*Data section*.
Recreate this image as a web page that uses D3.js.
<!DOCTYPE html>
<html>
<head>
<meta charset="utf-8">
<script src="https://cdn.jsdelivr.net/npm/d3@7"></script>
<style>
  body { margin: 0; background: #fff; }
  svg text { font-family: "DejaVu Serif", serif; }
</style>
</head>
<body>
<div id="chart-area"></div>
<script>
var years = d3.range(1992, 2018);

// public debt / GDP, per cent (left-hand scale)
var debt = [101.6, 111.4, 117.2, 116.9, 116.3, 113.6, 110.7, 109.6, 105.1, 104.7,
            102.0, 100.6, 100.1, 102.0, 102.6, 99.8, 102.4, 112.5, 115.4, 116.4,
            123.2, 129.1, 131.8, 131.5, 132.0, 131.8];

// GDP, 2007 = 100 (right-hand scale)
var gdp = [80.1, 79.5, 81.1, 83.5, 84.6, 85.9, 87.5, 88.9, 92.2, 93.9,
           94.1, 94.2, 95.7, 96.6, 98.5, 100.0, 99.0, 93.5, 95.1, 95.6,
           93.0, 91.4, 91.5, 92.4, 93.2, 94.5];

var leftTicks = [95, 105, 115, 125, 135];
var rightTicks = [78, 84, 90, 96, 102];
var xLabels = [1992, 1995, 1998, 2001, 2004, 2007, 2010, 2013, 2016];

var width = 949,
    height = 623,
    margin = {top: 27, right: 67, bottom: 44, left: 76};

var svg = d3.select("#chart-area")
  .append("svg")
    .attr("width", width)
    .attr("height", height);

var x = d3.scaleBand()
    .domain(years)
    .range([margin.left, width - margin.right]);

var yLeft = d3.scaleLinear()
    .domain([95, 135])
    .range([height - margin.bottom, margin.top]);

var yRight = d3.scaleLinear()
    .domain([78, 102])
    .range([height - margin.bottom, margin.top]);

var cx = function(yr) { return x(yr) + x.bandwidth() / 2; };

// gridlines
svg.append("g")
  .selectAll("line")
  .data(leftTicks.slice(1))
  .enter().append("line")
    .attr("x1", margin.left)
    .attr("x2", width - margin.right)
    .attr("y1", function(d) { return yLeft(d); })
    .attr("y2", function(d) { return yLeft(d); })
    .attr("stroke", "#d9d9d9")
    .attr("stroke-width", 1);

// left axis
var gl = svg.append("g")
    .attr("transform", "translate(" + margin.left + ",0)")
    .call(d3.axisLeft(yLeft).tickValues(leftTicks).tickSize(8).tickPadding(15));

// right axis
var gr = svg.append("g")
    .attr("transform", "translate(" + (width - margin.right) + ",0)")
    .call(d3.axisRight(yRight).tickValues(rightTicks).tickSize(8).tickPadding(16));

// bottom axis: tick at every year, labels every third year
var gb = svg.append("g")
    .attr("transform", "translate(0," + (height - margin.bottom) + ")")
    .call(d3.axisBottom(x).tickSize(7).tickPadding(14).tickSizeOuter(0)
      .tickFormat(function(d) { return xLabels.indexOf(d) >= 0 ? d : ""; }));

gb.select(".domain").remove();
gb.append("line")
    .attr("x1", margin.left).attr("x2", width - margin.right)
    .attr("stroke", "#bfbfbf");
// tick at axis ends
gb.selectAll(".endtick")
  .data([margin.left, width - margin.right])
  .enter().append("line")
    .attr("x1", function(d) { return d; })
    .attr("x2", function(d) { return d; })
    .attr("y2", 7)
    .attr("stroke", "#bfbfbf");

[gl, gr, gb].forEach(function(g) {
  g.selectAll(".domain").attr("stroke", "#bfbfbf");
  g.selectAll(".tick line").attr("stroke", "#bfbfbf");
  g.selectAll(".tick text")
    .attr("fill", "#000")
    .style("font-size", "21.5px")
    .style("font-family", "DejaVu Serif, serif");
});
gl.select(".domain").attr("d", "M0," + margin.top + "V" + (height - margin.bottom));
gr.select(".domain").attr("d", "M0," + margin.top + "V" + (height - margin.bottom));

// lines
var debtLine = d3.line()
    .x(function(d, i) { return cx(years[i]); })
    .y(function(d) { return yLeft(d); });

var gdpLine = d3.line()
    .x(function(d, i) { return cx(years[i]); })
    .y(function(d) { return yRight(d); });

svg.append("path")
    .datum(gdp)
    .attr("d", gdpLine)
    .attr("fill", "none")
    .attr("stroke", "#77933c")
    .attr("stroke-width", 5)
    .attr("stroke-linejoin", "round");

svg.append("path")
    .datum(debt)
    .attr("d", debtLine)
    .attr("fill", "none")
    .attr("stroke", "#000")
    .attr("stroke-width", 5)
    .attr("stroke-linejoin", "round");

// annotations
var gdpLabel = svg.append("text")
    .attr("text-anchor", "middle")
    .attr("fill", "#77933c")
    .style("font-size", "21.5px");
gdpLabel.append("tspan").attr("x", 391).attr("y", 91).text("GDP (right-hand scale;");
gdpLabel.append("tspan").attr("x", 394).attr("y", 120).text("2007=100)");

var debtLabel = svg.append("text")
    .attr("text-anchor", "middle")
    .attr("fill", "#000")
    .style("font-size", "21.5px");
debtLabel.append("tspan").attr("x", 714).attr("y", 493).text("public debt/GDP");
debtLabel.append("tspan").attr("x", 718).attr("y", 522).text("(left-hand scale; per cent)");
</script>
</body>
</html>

*Short problem*.
Exactly repeat the lines above, from the opening line through the one with "var years = d3.range(1992, 2018);", and include nothing else.

*Solution for this exercise*.
Recreate this image as a web page that uses D3.js.
<!DOCTYPE html>
<html>
<head>
<meta charset="utf-8">
<script src="https://cdn.jsdelivr.net/npm/d3@7"></script>
<style>
  body { margin: 0; background: #fff; }
  svg text { font-family: "DejaVu Serif", serif; }
</style>
</head>
<body>
<div id="chart-area"></div>
<script>
var years = d3.range(1992, 2018);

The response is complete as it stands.